From left to right: Minister of Infrastructure Kinga Surma, Niagara West MPP Sam Oosterhoff, Grimsby CAO Harry Schlange, Mayor Jeff Jordan, and regional councillor for the municipality Wayne Fertich.
Ontario’s Minister of Infrastructure Kinga Surma joined Niagara West MPP Sam Oosterhoff in Grimsby on Thursday to announce $16 million in provincial funding to expand and renovate the town’s Peach King Centre.
The multi-million dollar investment will help create a fully equipped recreation facility and community hub with improved accessibility, a full-sized gymnasium, an accessible indoor walking and wheeling track, as well as a new creative outdoor recreation space. In addition, the funding will help build more gathering spaces and multi-purpose rooms for use by the Grimsby community, including youth, cultural, preschool and EarlyON spaces.

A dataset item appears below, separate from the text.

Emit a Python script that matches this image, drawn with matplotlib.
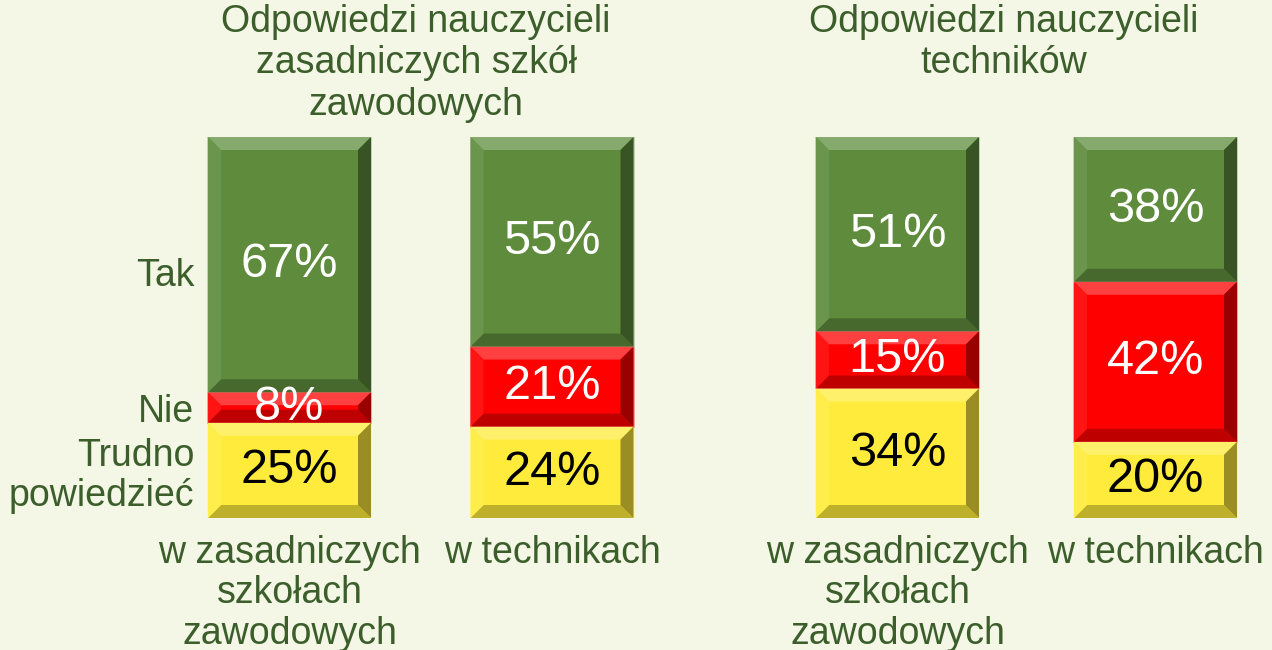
import numpy as np
import matplotlib.pyplot as plt
from matplotlib.patches import Polygon, Rectangle
from matplotlib.colors import to_rgb

plt.rcParams['font.family'] = ['Liberation Sans', 'DejaVu Sans']

groups = ["Odpowiedzi nauczycieli\nzasadniczych szkół\nzawodowych",
          "Odpowiedzi nauczycieli\ntechników"]
categories = ["w zasadniczych\nszkołach\nzawodowych", "w technikach"]
answers = ["Trudno\npowiedzieć", "Nie", "Tak"]

# [trudno, nie, tak] per bar
values = {
    groups[0]: [[25, 8, 67], [24, 21, 55]],
    groups[1]: [[34, 15, 51], [20, 42, 38]],
}

colors = ["#FFEB3B", "#FF0000", "#5E8C3C"]
text_colors = ["black", "white", "white"]
bg = "#F4F6E6"
dark_green = "#3B5E2B"


def mix(c, other, t):
    c = np.array(to_rgb(c))
    o = np.array(to_rgb(other))
    return tuple(c * (1 - t) + o * t)


def bevel_bar(ax, x, bottom, height, width, color, px_x, px_y):
    b = 13
    bx = b / px_x
    by = min(b / px_y, height / 2 - 0.3)
    x0, x1 = x - width / 2, x + width / 2
    y0, y1 = bottom, bottom + height
    ax.add_patch(Rectangle((x0, y0), width, height, facecolor=color,
                           edgecolor=mix(color, "white", 0.55), lw=1.2, zorder=2))
    polys = [
        ([(x0, y1), (x1, y1), (x1 - bx, y1 - by), (x0 + bx, y1 - by)], mix(color, "white", 0.25)),
        ([(x0, y0), (x1, y0), (x1 - bx, y0 + by), (x0 + bx, y0 + by)], mix(color, "black", 0.25)),
        ([(x0, y0), (x0, y1), (x0 + bx, y1 - by), (x0 + bx, y0 + by)], mix(color, "white", 0.08)),
        ([(x1, y0), (x1, y1), (x1 - bx, y1 - by), (x1 - bx, y0 + by)], mix(color, "black", 0.4)),
    ]
    for pts, c in polys:
        ax.add_patch(Polygon(pts, closed=True, facecolor=c, edgecolor="none", zorder=3))


fig = plt.figure(figsize=(12.72, 6.5), dpi=100)
fig.patch.set_facecolor(bg)

W, H = 1272, 650
axes_px = [(158.25, 525.0), (768.5, 516.0)]
bar_bottom_px, bar_height_px = 132, 381
title_x = [416, 1004]

for gi, g in enumerate(groups):
    left, width_px = axes_px[gi]
    ax = fig.add_axes([left / W, bar_bottom_px / H, width_px / W, bar_height_px / H])
    ax.set_facecolor(bg)
    ax.set_xlim(-0.5, 1.5)
    ax.set_ylim(0, 100)
    for s in ax.spines.values():
        s.set_visible(False)
    px_x = width_px / 2
    px_y = bar_height_px / 100
    bw = 163 / px_x
    for bi, vals in enumerate(values[g]):
        bottom = 0
        for si, v in enumerate(vals):
            bevel_bar(ax, bi, bottom, v, bw, colors[si], px_x, px_y)
            ax.text(bi, bottom + v / 2, f"{v}%", ha="center", va="center",
                    fontsize=35, color=text_colors[si], zorder=5)
            bottom += v
    ax.set_xticks([0, 1])
    ax.set_xticklabels(categories, fontsize=27, color=dark_green, linespacing=1.17)
    ax.tick_params(axis="x", length=0, pad=12)
    if gi == 0:
        first = values[g][0]
        mids = np.cumsum(first) - np.array(first) / 2
        mids[2] -= 2
        ax.set_yticks(mids)
        ax.set_yticklabels(answers, fontsize=27, color=dark_green, linespacing=1.12)
        ax.tick_params(axis="y", length=0, pad=-26)
    else:
        ax.set_yticks([])
    fig.text(title_x[gi] / W, 1 - 4 / H, g, ha="center", va="top",
             fontsize=27, color=dark_green, linespacing=1.19)

fig.savefig("out.png", dpi=100, facecolor=bg)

“For a strong [pandemic] recovery, we know that healthy people are essential for a healthy economy,” said MPP Oosterhoff. “This includes investment in local infrastructure that supports fitness, community sports, and wellbeing.”
“By investing in local projects here in Grimsby and across the rest of the province, Premier Doug Ford and the Ontario government are helping to protect and strength communities, create jobs, and contribute to our province’s economic recovery and growth.”
Over the next decade, the Ford government plans to spend over $145 billion on key infrastructure projects, including strategic investments in schools, transit systems, highways, and hospitals. Locally, this includes the redeveloped West Lincoln Memorial Hospital site, just down the road from the Peach King Centre, as well as the brand-new South Niagara Hospital in Niagara Falls.
“As the COVID-19 pandemic has clearly highlighted, investments in the health and wellness of Ontarians are more critical than ever,” said Minister Surma. “That’s why our government is making these kinds of community investments a priority.”
In total, the expansion and renovation of the Peach King Centre will cost approximately $21 million.
“This expansion project creates the potential for so many recreation and leisure opportunities,” said Sarah Sweeney, Grimsby’s director of Parks, Recreation and Culture. “From a free community walking track, to improved arena spaces, to a gymnasium [that will] support programs and clubs of all ages, to multipurpose space that can support an art class, or a workshop, or a special interest group, and much more.”
Sweeney, who was instrumental in creating the funding application that was sent to the province, told The Niagara Independent that the additional space and renovations will help Grimsby host more indoor community activities that were previously limited, such as pickleball, basketball, and seniors programming.
“Indoor leisure space has been a limitation for many sports and activities in our community,” said Sweeney. “We are excited to bring this project forward to create that capacity for new opportunities to grow.”
Shovels are expected to be in the ground next spring or summer, with completion slated for 12 to 18 months after commencement of the project.